Civil Liberties Australia says “the Crown in SA knew the likelihood that there was no murder – that the death was possibly, even probably an accident – as early as 2004. At least, if the justice system in SA had been functioning properly, the state’s Solicitors-General and Attorneys-General since 2004 should have known: an expert forensic report they themselves commissioned told them so. The report described a forensic test they could run to prove death was not deliberate by a handgrip, as described by Manock. The Crown failed to undertake that test.

“The Crown also failed to give a copy of the report to Keogh, as legal rules required them to do. He languished in jail for a further 10 years, innocent, desperately trying to get his case back before an appeals court.”

Civil Liberties Australia reports: “Speaking in response to questions on 13 November 2015, on the afternoon the DPP withdrew the case against Keogh, Dr Robert Moles said he spoke briefly with Mr Keogh soon after the story broke at 11.20am on advertiser.com.au (Dr Moles is a legal academic who specializes in miscarriages of justice and has followed the Keogh acse closely.) “We didn’t know that there was going to be any announcement before the court hearing this afternoon. So when we saw the item come up on The Advertiser website we were very, very pleased to see that it is now public information.

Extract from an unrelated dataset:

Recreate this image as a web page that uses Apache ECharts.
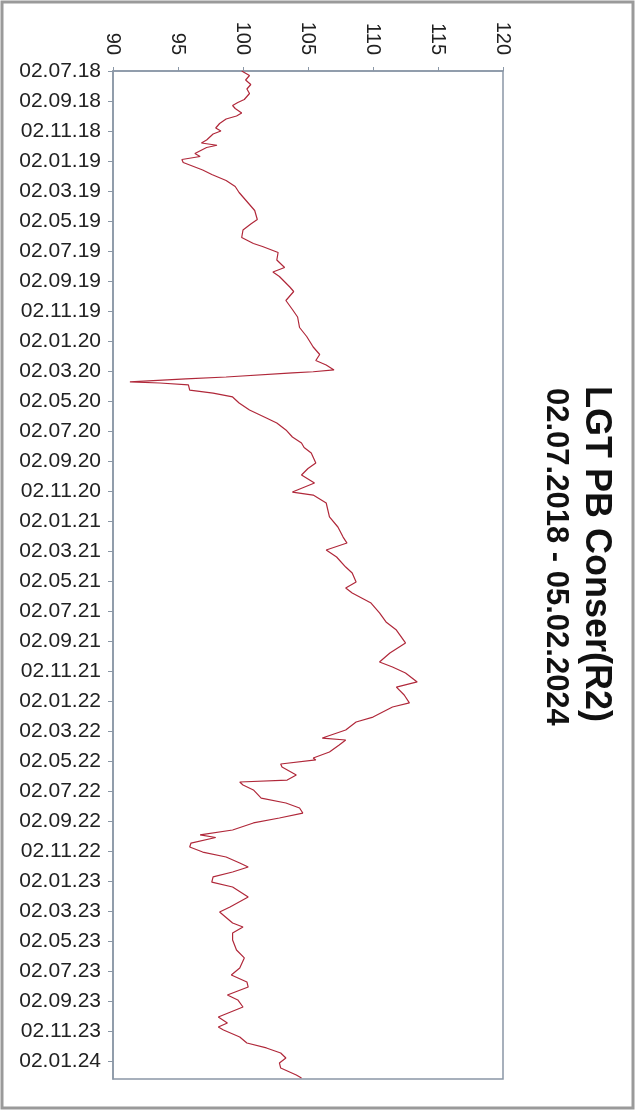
<!DOCTYPE html>
<html>
<head>
<meta charset="utf-8">
<script src="https://cdn.jsdelivr.net/npm/echarts@6/dist/echarts.min.js"></script>
<style>
html,body{margin:0;padding:0;background:#fff;}
#c{width:641px;height:1112px;}
</style>
</head>
<body>
<div id="c"></div>
<script>
// Time position in months since 02.07.2018 (vertical axis, downward)
var monthPos = [
  0.0,0.3,0.6,0.9,1.2,1.5,1.9,2.1,2.3,2.5,2.8,3.0,3.2,3.5,3.8,4.0,4.2,4.6,4.8,4.95,5.1,5.5,5.7,5.9,6.1,6.3,6.6,6.9,7.3,7.7,8.1,8.6,
  9.3,9.9,10.2,10.6,11.1,11.5,11.7,12.1,12.6,13.1,13.4,13.7,14.4,14.7,15.3,15.9,16.4,17.1,17.7,18.4,18.9,19.3,19.6,19.93,
  20.05,20.13,20.4,20.53,20.73,20.8,20.93,21.27,21.47,21.73,22.13,22.6,23.13,23.47,23.93,24.4,24.8,25.1,25.47,26.13,26.5,26.93,
  27.47,28.07,28.27,28.8,29.73,30.4,31.07,31.47,31.93,32.4,33.07,33.47,34.07,34.47,34.8,35.47,36.13,36.73,37.27,38.13,38.8,
  39.4,39.73,40.13,40.73,41.07,41.6,42.13,42.4,43.07,43.4,43.93,44.47,44.6,44.93,45.4,45.8,45.93,46.2,46.4,46.93,47.27,47.4,
  47.6,47.93,48.47,48.8,49.13,49.47,49.8,50.13,50.6,50.93,51.1,51.47,51.73,52.07,52.4,52.8,53.07,53.4,53.73,54.07,54.4,55.07,
  55.73,56.07,56.8,57.07,57.47,57.93,58.6,59.13,59.8,60.27,60.73,61.07,61.6,61.93,62.4,63.07,63.47,63.73,63.93,64.4,64.8,
  65.13,65.47,65.8,66.13,66.47,66.93,67.13
];
// Fund value (horizontal axis)
var navValues = [
  99.9,100.5,100.2,100.6,100.3,100.5,100.1,99.6,99.2,99.4,99.9,99.5,98.7,98.2,97.9,98.3,97.7,97.2,96.8,98.0,97.2,96.3,96.7,95.3,95.4,96.0,96.9,97.6,98.7,99.4,99.7,100.2,
  100.9,101.1,100.6,100.0,99.9,100.8,101.5,102.7,102.6,103.2,102.3,102.8,103.6,103.9,103.3,103.8,104.2,104.35,104.9,105.4,105.9,105.6,106.4,107.0,
  105.4,103.8,98.7,95.6,91.3,93.6,95.8,95.9,97.7,99.2,99.7,100.5,101.8,102.6,103.3,103.8,104.5,104.7,105.25,105.6,105.0,104.5,
  105.5,103.8,105.4,106.4,106.65,107.3,107.7,108.0,106.4,107.2,107.9,108.4,108.7,107.9,108.4,109.85,110.5,111.0,111.8,112.5,111.3,
  110.5,111.5,112.5,113.4,111.8,112.4,112.8,111.5,110.0,108.7,107.9,106.1,107.9,107.4,106.65,105.4,105.6,102.9,103.0,104.1,103.4,99.75,
  100.0,100.8,101.4,103.3,104.35,104.6,102.8,100.8,99.2,96.7,97.9,96.0,95.9,96.9,98.7,99.75,100.4,99.2,97.7,97.6,99.2,100.4,
  99.0,98.2,99.2,100.0,99.2,99.2,99.5,100.1,99.75,99.1,100.3,100.4,98.8,99.6,100.0,98.1,98.8,98.1,98.5,99.75,100.3,
  101.8,102.9,103.3,102.8,102.9,104.1,104.5
];
// Date tick labels, one per 2 months
var dateTicks = [
  '02.07.18','02.09.18','02.11.18','02.01.19','02.03.19','02.05.19','02.07.19','02.09.19','02.11.19',
  '02.01.20','02.03.20','02.05.20','02.07.20','02.09.20','02.11.20',
  '02.01.21','02.03.21','02.05.21','02.07.21','02.09.21','02.11.21',
  '02.01.22','02.03.22','02.05.22','02.07.22','02.09.22','02.11.22',
  '02.01.23','02.03.23','02.05.23','02.07.23','02.09.23','02.11.23',
  '02.01.24'
];
var valueTicks = [90, 95, 100, 105, 110, 115, 120];
var titleText = 'LGT PB Conser(R2)';
var subtitleText = '02.07.2018 - 05.02.2024';

var pts = monthPos.map(function (m, i) { return [navValues[i], m]; });
var font = 'Liberation Sans, Arial, Helvetica, sans-serif';
var axisCol = '#8a97a6';

var chart = echarts.init(document.getElementById('c'), null, {renderer: 'canvas'});
chart.setOption({
  backgroundColor: '#ffffff',
  animation: false,
  grid: {left: 113, right: 138, top: 71, bottom: 33, show: true, borderColor: axisCol, borderWidth: 1.5, backgroundColor: '#fff'},
  xAxis: {
    type: 'value', position: 'top',
    min: valueTicks[0], max: valueTicks[valueTicks.length - 1], interval: 5,
    axisLine: {show: true, lineStyle: {color: axisCol, width: 1.5}},
    axisTick: {show: true, inside: false, length: 4, lineStyle: {color: axisCol}},
    splitLine: {show: false},
    axisLabel: {rotate: -90, fontSize: 20, color: '#222', fontFamily: font, margin: 16}
  },
  yAxis: {
    type: 'value', inverse: true,
    min: 0, max: 67.2, interval: 2,
    axisLine: {show: true, lineStyle: {color: axisCol, width: 1.5}},
    axisTick: {show: true, inside: false, length: 5, lineStyle: {color: axisCol}},
    splitLine: {show: false},
    axisLabel: {
      fontSize: 21, color: '#222', fontFamily: font, margin: 12, showMaxLabel: false,
      formatter: function (v) {
        var k = Math.round(v / 2);
        if (Math.abs(v - k * 2) > 0.01) return '';
        return dateTicks[k] || '';
      }
    }
  },
  series: [{
    type: 'line', data: pts, showSymbol: false, smooth: false,
    lineStyle: {color: '#b0283a', width: 1.2}
  }],
  graphic: [
    {type: 'rect', shape: {x: 2, y: 2, width: 631, height: 1106}, style: {fill: 'none', stroke: '#9a9a9a', lineWidth: 3}, silent: true},
    {type: 'text', x: 596, y: 386, rotation: -Math.PI / 2,
      style: {text: titleText, font: 'bold 36px ' + font, fill: '#111', textAlign: 'left', textVerticalAlign: 'middle'}},
    {type: 'text', x: 556, y: 388, rotation: -Math.PI / 2,
      style: {text: subtitleText, font: 'bold 31px ' + font, fill: '#111', textAlign: 'left', textVerticalAlign: 'middle'}}
  ]
});
</script>
</body>
</html>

“There of course will be immense implications for the other cases that have involved the forensic pathologist in Henry’s case and I would like to think there would be a formal inquiry set up fairly soon to find out what’s been going on behind all of this.”

Within five days of the decision to abandon the trial, Network 7’s Adelaide based Today Tonight current affairs program ran a story on the case, including footage of question time in Parliament, where it was raised – but not satisfactorily dealt with.

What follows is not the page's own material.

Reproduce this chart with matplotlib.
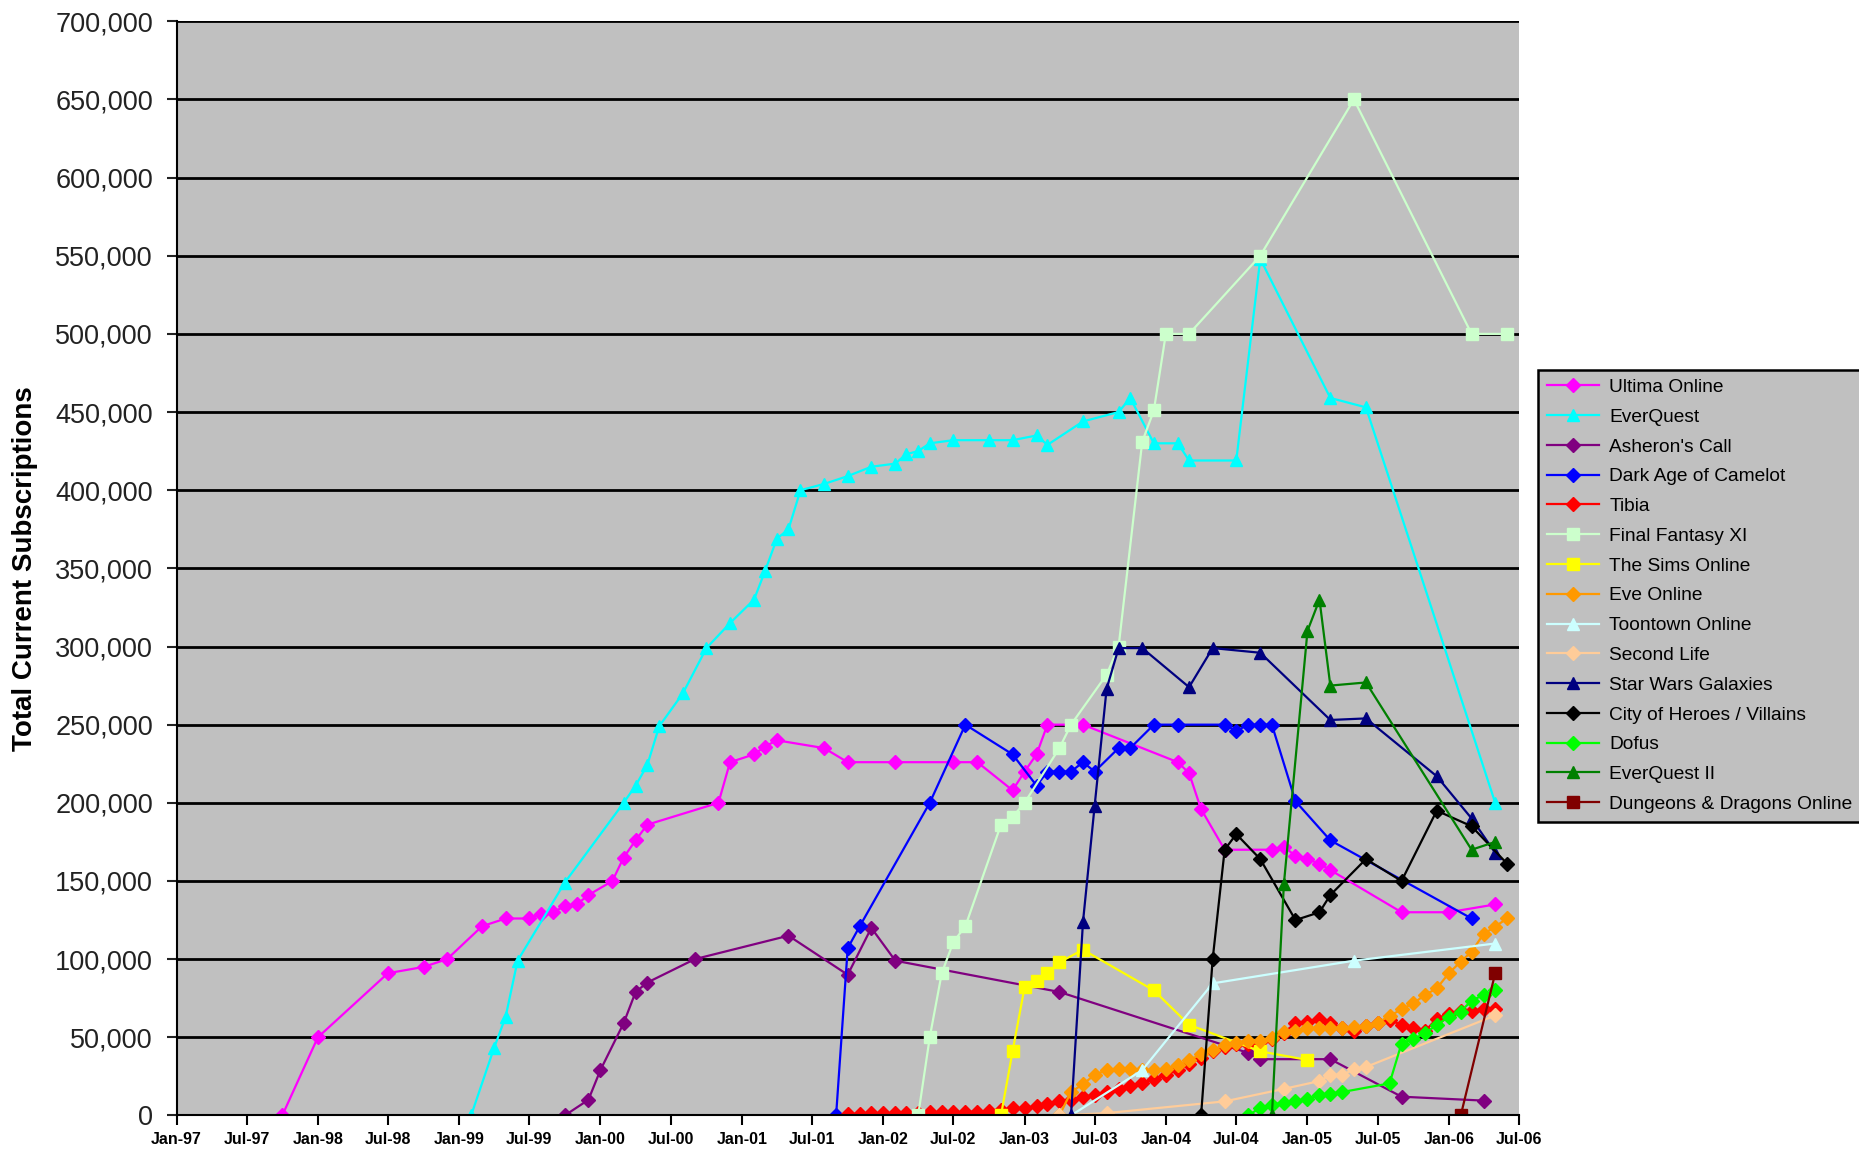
import matplotlib
matplotlib.use('Agg')
import matplotlib.pyplot as plt
import matplotlib.dates as mdates
from matplotlib.ticker import FuncFormatter
import pandas as pd

# ---------------------------------------------------------------
# Data: (month, subscriptions)
# ---------------------------------------------------------------
uo_dates = ['1997-10', '1998-01', '1998-07', '1998-10', '1998-12', '1999-03', '1999-05', '1999-07',
            '1999-08', '1999-09', '1999-10', '1999-11', '1999-12', '2000-02', '2000-03', '2000-04',
            '2000-05', '2000-11', '2000-12', '2001-02', '2001-03', '2001-04', '2001-08', '2001-10',
            '2002-02', '2002-07', '2002-09', '2002-12', '2003-01', '2003-02', '2003-03', '2003-06',
            '2004-02', '2004-03', '2004-04', '2004-06', '2004-10', '2004-11', '2004-12', '2005-01',
            '2005-02', '2005-03', '2005-09', '2006-01', '2006-05']
uo_values = [0, 50000, 91000, 95000, 100000, 121000, 126000, 126000,
             129000, 130000, 134000, 135000, 141000, 150000, 165000, 176000,
             186000, 200000, 226000, 231000, 236000, 240000, 235000, 226000,
             226000, 226000, 226000, 208000, 220000, 231000, 250000, 250000,
             226000, 219000, 196000, 170000, 170000, 172000, 166000, 164000,
             161000, 157000, 130000, 130000, 135000]

eq_dates = ['1999-02', '1999-04', '1999-05', '1999-06', '1999-10', '2000-03', '2000-04', '2000-05',
            '2000-06', '2000-08', '2000-10', '2000-12', '2001-02', '2001-03', '2001-04', '2001-05',
            '2001-06', '2001-08', '2001-10', '2001-12', '2002-02', '2002-03', '2002-04', '2002-05',
            '2002-07', '2002-10', '2002-12', '2003-02', '2003-03', '2003-06', '2003-09', '2003-10',
            '2003-12', '2004-02', '2004-03', '2004-07', '2004-09', '2005-03', '2005-06', '2006-05']
eq_values = [0, 43000, 63000, 99000, 149000, 200000, 211000, 224000,
             249000, 270000, 299000, 315000, 330000, 348000, 369000, 375000,
             400000, 404000, 409000, 415000, 417000, 423000, 425000, 430000,
             432000, 432000, 432000, 435000, 429000, 444000, 450000, 459000,
             430000, 430000, 419000, 419000, 548000, 459000, 453000, 200000]

ac_dates = ['1999-10', '1999-12', '2000-01', '2000-03', '2000-04', '2000-05', '2000-09', '2001-05',
            '2001-10', '2001-12', '2002-02', '2003-04', '2004-08', '2004-09', '2005-03', '2005-09',
            '2006-04']
ac_values = [0, 10000, 29000, 59000, 79000, 85000, 100000, 115000,
             90000, 120000, 99000, 79000, 40000, 36000, 36000, 12000,
             9500]

daoc_dates = ['2001-09', '2001-10', '2001-11', '2002-05', '2002-08', '2002-12', '2003-02', '2003-03',
              '2003-04', '2003-05', '2003-06', '2003-07', '2003-09', '2003-10', '2003-12', '2004-02',
              '2004-06', '2004-07', '2004-08', '2004-09', '2004-10', '2004-12', '2005-03', '2006-03']
daoc_values = [0, 107000, 121000, 200000, 250000, 231000, 211000, 220000,
               220000, 220000, 226000, 220000, 235000, 235000, 250000, 250000,
               250000, 246000, 250000, 250000, 250000, 201000, 176000, 126000]

# Tibia is monthly from Oct-01
tibia_start = '2001-10'
tibia_values = [1000, 1000, 1500, 1500, 1500, 1500, 1500, 2000, 2000, 2000, 2000, 2500,
                3000, 3500, 4500, 4500, 6000, 7500, 9000, 10000, 12000, 13000, 15000, 17000,
                19000, 21000, 23000, 26000, 29000, 33000, 37000, 41000, 44000, 46000, 46000, 47000,
                49000, 53000, 59000, 60000, 61500, 59000, 56000, 54000, 57000, 59000, 61000, 58000,
                56000, 54000, 62000, 65000, 67000, 67000, 68000, 68000]

ffxi_dates = ['2002-04', '2002-05', '2002-06', '2002-07', '2002-08', '2002-11', '2002-12', '2003-01',
              '2003-04', '2003-05', '2003-08', '2003-09', '2003-11', '2003-12', '2004-01', '2004-03',
              '2004-09', '2005-05', '2006-03', '2006-06']
ffxi_values = [0, 50000, 91000, 111000, 121000, 186000, 191000, 200000,
               235000, 250000, 282000, 300000, 431000, 451000, 500000, 500000,
               550000, 650000, 500000, 500000]

sims_dates = ['2002-11', '2002-12', '2003-01', '2003-02', '2003-03', '2003-04', '2003-06', '2003-12',
              '2004-03', '2004-09', '2005-01']
sims_values = [0, 41000, 82000, 86000, 91000, 98000, 106000, 80000,
               58000, 41000, 35500]

# Eve Online is monthly from Apr-03
eve_start = '2003-04'
eve_values = [0, 15000, 20000, 26000, 29000, 30000, 30000, 29000, 29000, 30000, 32000, 35500,
              39000, 42000, 45000, 46500, 47800, 47600, 49300, 53500, 54000, 55700, 55700, 55700,
              55700, 56800, 57200, 59300, 63600, 67900, 71700, 77100, 81300, 90900, 98400, 104800,
              116100, 120800, 126100]

toon_dates = ['2003-05', '2003-11', '2004-05', '2005-05', '2006-05']
toon_values = [0, 29000, 84500, 99000, 110000]

sl_dates = ['2003-04', '2003-08', '2004-06', '2004-11', '2005-02', '2005-03', '2005-04', '2005-05',
            '2005-06', '2006-05']
sl_values = [0, 1500, 9000, 17000, 22000, 26000, 26000, 29500,
             31000, 64000]

swg_dates = ['2003-05', '2003-06', '2003-07', '2003-08', '2003-09', '2003-11', '2004-03', '2004-05',
             '2004-09', '2005-03', '2005-06', '2005-12', '2006-03', '2006-05']
swg_values = [0, 124000, 198000, 273000, 299000, 299000, 274000, 299000,
              296000, 253000, 254000, 217000, 190000, 168000]

coh_dates = ['2004-04', '2004-05', '2004-06', '2004-07', '2004-09', '2004-12', '2005-02', '2005-03',
             '2005-06', '2005-09', '2005-12', '2006-03', '2006-06']
coh_values = [0, 100000, 170000, 180000, 164000, 125000, 130000, 141000,
              164000, 150000, 195000, 185000, 161000]

dofus_dates = ['2004-08', '2004-09', '2004-10', '2004-11', '2004-12', '2005-01', '2005-02', '2005-03',
               '2005-04', '2005-08', '2005-09', '2005-10', '2005-11', '2005-12', '2006-01', '2006-02',
               '2006-03', '2006-04', '2006-05']
dofus_values = [0, 5000, 7000, 8000, 9000, 10500, 13000, 14000,
                15000, 20500, 46000, 49000, 52500, 58000, 63000, 66500,
                73500, 77000, 80000]

eq2_dates = ['2004-10', '2004-11', '2005-01', '2005-02', '2005-03', '2005-06', '2006-03', '2006-05']
eq2_values = [0, 148000, 310000, 330000, 275000, 277000, 170000, 175000]

ddo_dates = ['2006-02', '2006-05']
ddo_values = [0, 91000]

names = ['Ultima Online', 'EverQuest', "Asheron's Call", 'Dark Age of Camelot', 'Tibia',
         'Final Fantasy XI', 'The Sims Online', 'Eve Online', 'Toontown Online', 'Second Life',
         'Star Wars Galaxies', 'City of Heroes / Villains', 'Dofus', 'EverQuest II',
         'Dungeons & Dragons Online']

tick_dates = pd.date_range('1997-01-01', '2006-07-01', freq='6MS')

# ---------------------------------------------------------------
# Build series (styles kept apart from the data)
# ---------------------------------------------------------------
def monthly(start, vals):
    return pd.date_range(start, periods=len(vals), freq='MS')

series = [
    (pd.to_datetime(uo_dates), uo_values),
    (pd.to_datetime(eq_dates), eq_values),
    (pd.to_datetime(ac_dates), ac_values),
    (pd.to_datetime(daoc_dates), daoc_values),
    (monthly(tibia_start, tibia_values), tibia_values),
    (pd.to_datetime(ffxi_dates), ffxi_values),
    (pd.to_datetime(sims_dates), sims_values),
    (monthly(eve_start, eve_values), eve_values),
    (pd.to_datetime(toon_dates), toon_values),
    (pd.to_datetime(sl_dates), sl_values),
    (pd.to_datetime(swg_dates), swg_values),
    (pd.to_datetime(coh_dates), coh_values),
    (pd.to_datetime(dofus_dates), dofus_values),
    (pd.to_datetime(eq2_dates), eq2_values),
    (pd.to_datetime(ddo_dates), ddo_values),
]

colors = ['#FF00FF', '#00FFFF', '#800080', '#0000FF', '#FF0000',
          '#CCFFCC', '#FFFF00', '#FF9900', '#CCFFFF', '#FFCC99',
          '#000080', '#000000', '#00FF00', '#008000', '#800000']
markers = ['D', '^', 'D', 'D', 'D',
           's', 's', 'D', '^', 'D',
           '^', 'D', 'D', '^', 's']

# ---------------------------------------------------------------
# Figure
# ---------------------------------------------------------------
plt.rcParams['font.family'] = ['Liberation Sans', 'DejaVu Sans']

fig = plt.figure(figsize=(18.59, 11.49), dpi=100)
fig.patch.set_facecolor('white')
ax = fig.add_axes([0.095, 0.0292, 0.722, 0.9523])
ax.set_facecolor('#C0C0C0')

for (d, v), name, c, mk in zip(series, names, colors, markers):
    ms = 9 if mk == '^' else (8.5 if mk == 's' else 7.5)
    ax.plot(d, v, color=c, lw=1.6, marker=mk, markersize=ms,
            markerfacecolor=c, markeredgecolor=c, label=name)

ax.set_ylim(0, 700000)
ax.set_yticks(range(0, 700001, 50000))
ax.yaxis.set_major_formatter(FuncFormatter(lambda v, p: '{:,.0f}'.format(v)))
ax.set_xlim(tick_dates[0], tick_dates[-1])
ax.set_xticks(tick_dates)
ax.xaxis.set_major_formatter(mdates.DateFormatter('%b-%y'))

ax.grid(axis='y', color='black', lw=2)
ax.set_axisbelow(True)
for s in ['top', 'right']:
    ax.spines[s].set_visible(False)
for s in ['left', 'bottom']:
    ax.spines[s].set_linewidth(1.5)

ax.tick_params(axis='y', labelsize=19.5, direction='out', length=7, width=1.5, pad=10, colors='#222222')
ax.tick_params(axis='x', labelsize=11.5, direction='out', length=7, width=1.5, pad=5)
for lab in ax.get_xticklabels():
    lab.set_fontweight('bold')

fig.text(0.0135, 0.505, 'Total Current Subscriptions', rotation=90, fontsize=20,
         fontweight='bold', ha='center', va='center')

leg = fig.legend(loc='upper left', bbox_to_anchor=(0.8275, 0.678), fontsize=13.8,
                 frameon=True, fancybox=False, borderpad=0.45, labelspacing=0.645,
                 handlelength=2.7, handletextpad=0.55, borderaxespad=0)
leg.get_frame().set_facecolor('#C0C0C0')
leg.get_frame().set_edgecolor('black')
leg.get_frame().set_linewidth(1.8)
leg.get_frame().set_alpha(1)

fig.savefig('out.png', dpi=100)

Civil Liberties Australia says “the state government should now launch a Royal Commission into the state of justice in SA, covering:

  • matters surrounding the Keogh and other questionable cases, including the non-charging of possible murderers, resulting from findings and evidence provided by Forensic Science SA and its predecessors;
  • forensic science examinations, findings and evidence given in courts, tribunals and the like by Dr Colin Manock and state forensic science staff from 1968 to the present (including cases interstate where the SA forensic science services undertook examinations for external bodies, such as the NT government and its agencies, the Australian Federal Police, etc);
  • actions, and inactions, by the Solicitors-General of SA, the Attorneys-General of SA, and other state entities involved in handling the legal appeals and petitions for mercy made by Henry Keogh and others between 1968 and the present;
  • the ability or otherwise of professional tribunals, such as (but not only) those in forensics, medicine and law, to adequately “police” their professions and the members of them, including their speedy ability to prevent members continuing to operate in the profession, to protect the public, if adverse findings arise;
  • the actions and inactions of the Office of the Director of Public Prosecutions in relation to the Keogh case and any other relevant cases; and
  • any other matters relevant to the above.

Civil Liberties Australia believes there will be lessons for other states and territories in what the SA Royal Commissions finds.”